--- Start ---

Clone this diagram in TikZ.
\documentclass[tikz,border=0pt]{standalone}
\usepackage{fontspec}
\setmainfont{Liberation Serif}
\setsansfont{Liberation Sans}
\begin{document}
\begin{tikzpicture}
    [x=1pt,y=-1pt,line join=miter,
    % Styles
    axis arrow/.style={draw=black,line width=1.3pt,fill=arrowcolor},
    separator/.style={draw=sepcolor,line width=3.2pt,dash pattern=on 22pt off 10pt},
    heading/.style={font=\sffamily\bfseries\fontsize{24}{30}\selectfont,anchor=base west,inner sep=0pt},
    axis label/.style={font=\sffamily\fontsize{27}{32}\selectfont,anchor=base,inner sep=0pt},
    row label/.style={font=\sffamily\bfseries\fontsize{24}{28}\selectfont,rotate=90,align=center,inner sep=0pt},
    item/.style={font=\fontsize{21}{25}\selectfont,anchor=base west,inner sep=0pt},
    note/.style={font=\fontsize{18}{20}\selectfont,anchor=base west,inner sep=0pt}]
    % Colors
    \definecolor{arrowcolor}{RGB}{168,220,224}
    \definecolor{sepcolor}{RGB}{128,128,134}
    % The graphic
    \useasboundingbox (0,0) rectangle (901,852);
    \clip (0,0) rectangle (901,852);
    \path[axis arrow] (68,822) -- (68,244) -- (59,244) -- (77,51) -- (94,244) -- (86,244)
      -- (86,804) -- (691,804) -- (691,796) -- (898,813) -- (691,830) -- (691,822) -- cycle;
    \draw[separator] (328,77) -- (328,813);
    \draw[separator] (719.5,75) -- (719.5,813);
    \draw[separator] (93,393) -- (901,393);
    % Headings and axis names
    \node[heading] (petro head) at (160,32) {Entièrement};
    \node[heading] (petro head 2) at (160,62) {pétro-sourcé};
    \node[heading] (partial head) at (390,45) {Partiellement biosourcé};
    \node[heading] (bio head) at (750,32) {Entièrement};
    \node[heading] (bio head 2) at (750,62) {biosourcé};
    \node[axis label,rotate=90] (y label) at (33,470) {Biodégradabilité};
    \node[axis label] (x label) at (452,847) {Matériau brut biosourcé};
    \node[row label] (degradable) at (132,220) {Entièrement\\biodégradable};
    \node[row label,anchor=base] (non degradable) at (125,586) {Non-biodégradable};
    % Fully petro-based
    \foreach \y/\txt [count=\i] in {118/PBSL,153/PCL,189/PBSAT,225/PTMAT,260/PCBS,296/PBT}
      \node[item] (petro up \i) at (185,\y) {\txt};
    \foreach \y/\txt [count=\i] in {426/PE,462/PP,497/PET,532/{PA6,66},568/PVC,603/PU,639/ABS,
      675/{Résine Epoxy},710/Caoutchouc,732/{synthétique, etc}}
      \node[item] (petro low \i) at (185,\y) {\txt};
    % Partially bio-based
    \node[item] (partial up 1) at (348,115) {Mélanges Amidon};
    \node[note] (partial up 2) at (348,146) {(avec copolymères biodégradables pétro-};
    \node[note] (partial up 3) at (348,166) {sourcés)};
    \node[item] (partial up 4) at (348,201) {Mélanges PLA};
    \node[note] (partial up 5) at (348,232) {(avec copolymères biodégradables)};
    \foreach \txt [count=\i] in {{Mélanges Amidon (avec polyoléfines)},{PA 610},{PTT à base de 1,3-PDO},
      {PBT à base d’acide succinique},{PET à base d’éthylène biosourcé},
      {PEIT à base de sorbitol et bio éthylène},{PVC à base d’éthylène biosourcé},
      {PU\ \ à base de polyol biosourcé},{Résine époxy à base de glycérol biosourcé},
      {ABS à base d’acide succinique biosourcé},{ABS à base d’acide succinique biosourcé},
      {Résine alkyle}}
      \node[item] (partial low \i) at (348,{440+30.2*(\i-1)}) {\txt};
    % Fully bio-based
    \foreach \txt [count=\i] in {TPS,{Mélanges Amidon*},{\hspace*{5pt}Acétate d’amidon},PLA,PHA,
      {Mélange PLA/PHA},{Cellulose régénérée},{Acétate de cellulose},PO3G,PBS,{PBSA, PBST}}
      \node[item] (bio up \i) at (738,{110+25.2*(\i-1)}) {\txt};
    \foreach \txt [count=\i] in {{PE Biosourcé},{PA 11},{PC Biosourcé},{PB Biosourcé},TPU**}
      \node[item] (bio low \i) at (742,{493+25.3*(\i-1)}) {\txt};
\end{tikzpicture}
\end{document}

--- End ---

Print back all the lines verbatim.

Clone this diagram in TikZ.
\documentclass[tikz,border=0pt]{standalone}
\usepackage{fontspec}
\setmainfont{Liberation Serif}
\setsansfont{Liberation Sans}
\begin{document}
\begin{tikzpicture}
    [x=1pt,y=-1pt,line join=miter,
    % Styles
    axis arrow/.style={draw=black,line width=1.3pt,fill=arrowcolor},
    separator/.style={draw=sepcolor,line width=3.2pt,dash pattern=on 22pt off 10pt},
    heading/.style={font=\sffamily\bfseries\fontsize{24}{30}\selectfont,anchor=base west,inner sep=0pt},
    axis label/.style={font=\sffamily\fontsize{27}{32}\selectfont,anchor=base,inner sep=0pt},
    row label/.style={font=\sffamily\bfseries\fontsize{24}{28}\selectfont,rotate=90,align=center,inner sep=0pt},
    item/.style={font=\fontsize{21}{25}\selectfont,anchor=base west,inner sep=0pt},
    note/.style={font=\fontsize{18}{20}\selectfont,anchor=base west,inner sep=0pt}]
    % Colors
    \definecolor{arrowcolor}{RGB}{168,220,224}
    \definecolor{sepcolor}{RGB}{128,128,134}
    % The graphic
    \useasboundingbox (0,0) rectangle (901,852);
    \clip (0,0) rectangle (901,852);
    \path[axis arrow] (68,822) -- (68,244) -- (59,244) -- (77,51) -- (94,244) -- (86,244)
      -- (86,804) -- (691,804) -- (691,796) -- (898,813) -- (691,830) -- (691,822) -- cycle;
    \draw[separator] (328,77) -- (328,813);
    \draw[separator] (719.5,75) -- (719.5,813);
    \draw[separator] (93,393) -- (901,393);
    % Headings and axis names
    \node[heading] (petro head) at (160,32) {Entièrement};
    \node[heading] (petro head 2) at (160,62) {pétro-sourcé};
    \node[heading] (partial head) at (390,45) {Partiellement biosourcé};
    \node[heading] (bio head) at (750,32) {Entièrement};
    \node[heading] (bio head 2) at (750,62) {biosourcé};
    \node[axis label,rotate=90] (y label) at (33,470) {Biodégradabilité};
    \node[axis label] (x label) at (452,847) {Matériau brut biosourcé};
    \node[row label] (degradable) at (132,220) {Entièrement\\biodégradable};
    \node[row label,anchor=base] (non degradable) at (125,586) {Non-biodégradable};
    % Fully petro-based
    \foreach \y/\txt [count=\i] in {118/PBSL,153/PCL,189/PBSAT,225/PTMAT,260/PCBS,296/PBT}
      \node[item] (petro up \i) at (185,\y) {\txt};
    \foreach \y/\txt [count=\i] in {426/PE,462/PP,497/PET,532/{PA6,66},568/PVC,603/PU,639/ABS,
      675/{Résine Epoxy},710/Caoutchouc,732/{synthétique, etc}}
      \node[item] (petro low \i) at (185,\y) {\txt};
    % Partially bio-based
    \node[item] (partial up 1) at (348,115) {Mélanges Amidon};
    \node[note] (partial up 2) at (348,146) {(avec copolymères biodégradables pétro-};
    \node[note] (partial up 3) at (348,166) {sourcés)};
    \node[item] (partial up 4) at (348,201) {Mélanges PLA};
    \node[note] (partial up 5) at (348,232) {(avec copolymères biodégradables)};
    \foreach \txt [count=\i] in {{Mélanges Amidon (avec polyoléfines)},{PA 610},{PTT à base de 1,3-PDO},
      {PBT à base d’acide succinique},{PET à base d’éthylène biosourcé},
      {PEIT à base de sorbitol et bio éthylène},{PVC à base d’éthylène biosourcé},
      {PU\ \ à base de polyol biosourcé},{Résine époxy à base de glycérol biosourcé},
      {ABS à base d’acide succinique biosourcé},{ABS à base d’acide succinique biosourcé},
      {Résine alkyle}}
      \node[item] (partial low \i) at (348,{440+30.2*(\i-1)}) {\txt};
    % Fully bio-based
    \foreach \txt [count=\i] in {TPS,{Mélanges Amidon*},{\hspace*{5pt}Acétate d’amidon},PLA,PHA,
      {Mélange PLA/PHA},{Cellulose régénérée},{Acétate de cellulose},PO3G,PBS,{PBSA, PBST}}
      \node[item] (bio up \i) at (738,{110+25.2*(\i-1)}) {\txt};
    \foreach \txt [count=\i] in {{PE Biosourcé},{PA 11},{PC Biosourcé},{PB Biosourcé},TPU**}
      \node[item] (bio low \i) at (742,{493+25.3*(\i-1)}) {\txt};
\end{tikzpicture}
\end{document}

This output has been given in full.